Но самые отчаянные призывы шли к Вильяндрандо из Испании, где королю Хуану II и его коннетаблю Альваро де Луне угрожала феодальная коалиция. Родриго отправился на родину и разгромил войска аристократии, за что получил титул маршала Кастилии, то есть занял в соответствии с принятой тогда иерархией место непосредственно за коннетаблем. И больше Родриго де Вильяндрандо, граф Рибадео, уже не покидал родной страны. Он отправил во Францию часть приведенных с собой войск под командованием одного из своих помощ­ников. Он стал одним из ближайших лиц в окружении государя, которого спас из западни, устроенной ему знатью. В награду Хуан II пожаловал ему привилегию каждый год обедать наедине с королем в день Богоявления, а затем получать в дар одежду, которую монарх надевал по этому случаю. Интересно, что еще в прошлом веке потомки Родриго пользовались этой привилегией…
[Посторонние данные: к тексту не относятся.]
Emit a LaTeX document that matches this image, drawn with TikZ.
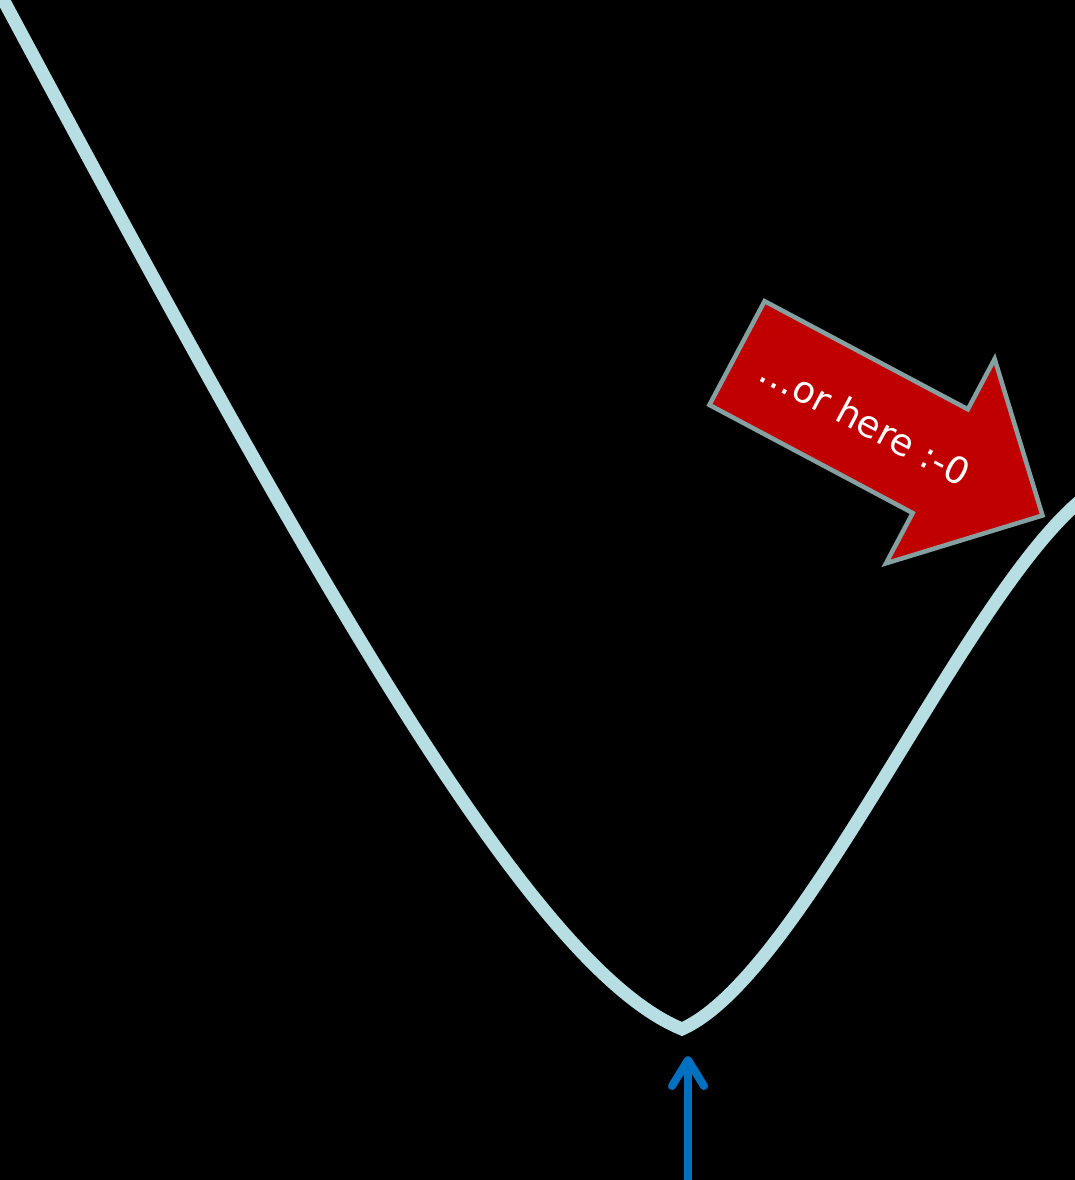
\documentclass[tikz,border=0pt]{standalone}
\usepackage{fontspec}
\newfontfamily\dejavu{DejaVu Sans}
\usetikzlibrary{arrows.meta, shapes.arrows, calc}
\definecolor{curvecol}{RGB}{183,222,226}
\definecolor{alertred}{RGB}{192,0,0}
\definecolor{alertrim}{RGB}{132,160,160}
\definecolor{pointblue}{RGB}{0,112,192}

\begin{document}
\begin{tikzpicture}[
    x=1pt, y=-1pt,
    curve/.style={
        line width=13pt,
        draw=curvecol,
        line join=miter
    },
    bigarrow/.style={
        single arrow,
        draw=alertrim,
        fill=alertred,
        line width=4.5pt,
        minimum height=346pt,
        inner xsep=0pt,
        inner ysep=56.5pt,
        single arrow head extend=57pt
    },
    arrowtext/.style={
        rotate=-28,
        text=white,
        font=\dejavu\fontsize{37}{44}\selectfont
    },
    pointer/.style={
        line width=8pt,
        draw=pointblue,
        -{Straight Barb[length=26pt, width=32pt, round]}
    }
]

% background and page size
\fill[black] (0,0) rectangle (1075,1180);
\useasboundingbox (0,0) rectangle (1075,1180);
\clip (0,0) rectangle (1075,1180);

% the curve with its minimum
\draw[curve] (-3,-12) .. controls (318,588) and (532,967.5) .. (682,1029)
    .. controls (802,975) and (960,603) .. (1080,501);

% red arrow with its text
\node[bigarrow, rotate=-28, anchor=tail] (here) at (735,352) {};
\node[arrowtext] (herelabel) at ($(here.tail)!0.42!(here.tip)$) {…or here :-0};

% blue pointer at the bottom
\coordinate (foot) at (688,1190);
\coordinate (aim) at (688,1056);
\draw[pointer] (foot) -- (aim);

\end{tikzpicture}
\end{document}
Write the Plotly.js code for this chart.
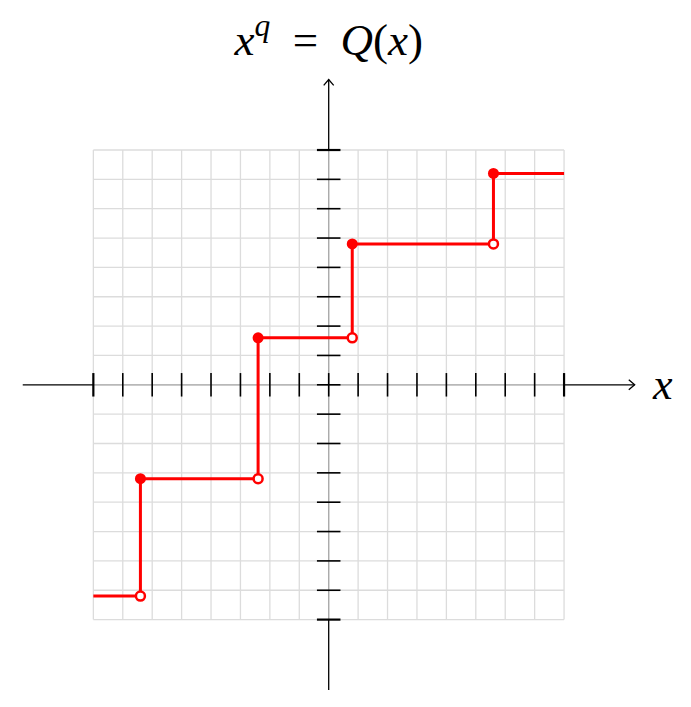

В последние годы жизни Родриго, как и многие другие преуспевшие разбойники, занимался душеспасительными делами. В своем завещании он отписал двести тысяч мараведи церкви Милосердной Богоматери в Вальядо-лиде, где просил его похоронить; пять тысяч мараведи предназначались для выкупа христиан, попавших в плен к маврам. Своему незаконному сыну он оставил двести тысяч мараведи. Законные дети должны были разделять между собой его поместья: французские владения достанутся сыну, которого родила ему графиня де Бурбон, испанские сеньории – сыну от второго брака. Наконец в 1448 г. бывший наемник умер, преисполненный раскаяния. Родриго де Вильяндрандо оставил глубокий след своего пребывания в обоих королевствах, его восславляли за подвиги и одновременно рассказывали об ужасе, который наводило его имя.

III. БЕДСТВИЯ ВОЙНЫ

Оборона городов. Грабеж и разорение сел. Крестьянская реакция. Опустошение французского королевства

Автор «Пятнадцати радостей брака», перечисляя злоключения супружеской жизни, не преминул упомянуть среди них и те, которые война, как правило, навлекала на мужа: «…Да и это еще не все: на него обрушивается новая напасть, потому что в стране начинается война, и каждый прячется за стены городов и замков, и бедняге подобает в спешке перевозить жену и детей в город или замок. И одному Богу известно, каких трудов ему будут теперь стоить простые задачи: усадить на коня жену и детей, уложить и увязать все, что требуется, и устроить семью на месте, когда они прибудут в крепость… Затем, когда война закончится, придется снова тащить все это домой и все муки начнутся сызнова…»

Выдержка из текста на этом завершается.